Stadtdirektor Fuchs glaubt nach den bisherigen Erfahrungen nicht, dass Bund und Land die vollen Kosten übernehmen. Die bisher diskutierten Pauschalen würden nicht reichen: „Wir erwarten so lange eine Vollfinanzierung, wie diese Krise anhält“, fordert Fuchs. „Es kann nicht sein, dass wir wegen der Flüchtlingskosten auf anderes verzichten müssen, weil wir es uns nicht mehr leisten können.“

Seit vier Jahren durchleuchtet die „Projektgruppe Verwaltung 2015“ die Ämter, um Abläufe zu optimieren und verzichtbare Stellen aufzuspüren. Denn die Personalkosten sind neben den Sozialtransfers der dickste Brocken im Etat.

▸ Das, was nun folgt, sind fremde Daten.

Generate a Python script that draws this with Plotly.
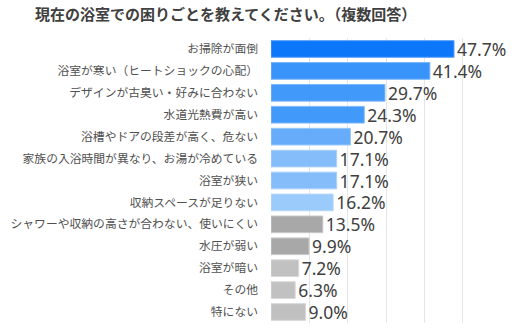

„Die Personalkosten sprengen den Etat“

Den rund 180 neuen Jobs wegen der Flüchtlingskrise stehen laut Fuchs bisher 55 gestrichene Stellen als Ergebnis der Projektarbeit gegenüber, etwa in den Bezirksverwaltungsstellen und im Standesamt – aber auch im Dienstleistungszentrum, wo jetzt wieder Stellen eingerichtet werden, weil der Laden nicht rund läuft. Außerdem wurden 21,5 Posten identifiziert, die wegfallen sollen, sobald die Stelleninhaber ausscheiden.

Zu weiteren Kürzungen sieht Stadtdirektor Fuchs keine Alternative. „Die Personalkosten sprengen den Etat“, sagt er. „Das wird uns irgendwann den Hals brechen.“ Einen Stellenabbau von durchschnittlich zehn Prozent (500 „Köpfe“) hält Fuchs weiter für realisierbar – wenn Aufgaben der Verwaltung gestrichen und Standards gesenkt werden. Dabei müsse aber der Rat mitziehen. „Die Politik hat viele unserer Vorschläge nicht umgesetzt, bei den Bädern, den Bibliotheken, im Sport“, bilanziert der Stadtdirektor. „So kommen wir nicht weiter.“

Die Bürger seien aus Hauptstadtzeiten verwöhnt, etwa von der Breite des Kulturangebots. „Bei vielen ist noch nicht angekommen, dass wir sparen müssen“, sagt Fuchs. Bonn spare noch immer nicht wirklich. Er wünscht sich bei den Gesprächen über den Doppelhaushalt 2017/2018 von den Fraktionen „die Kraft, auch mal Nein zu sagen“.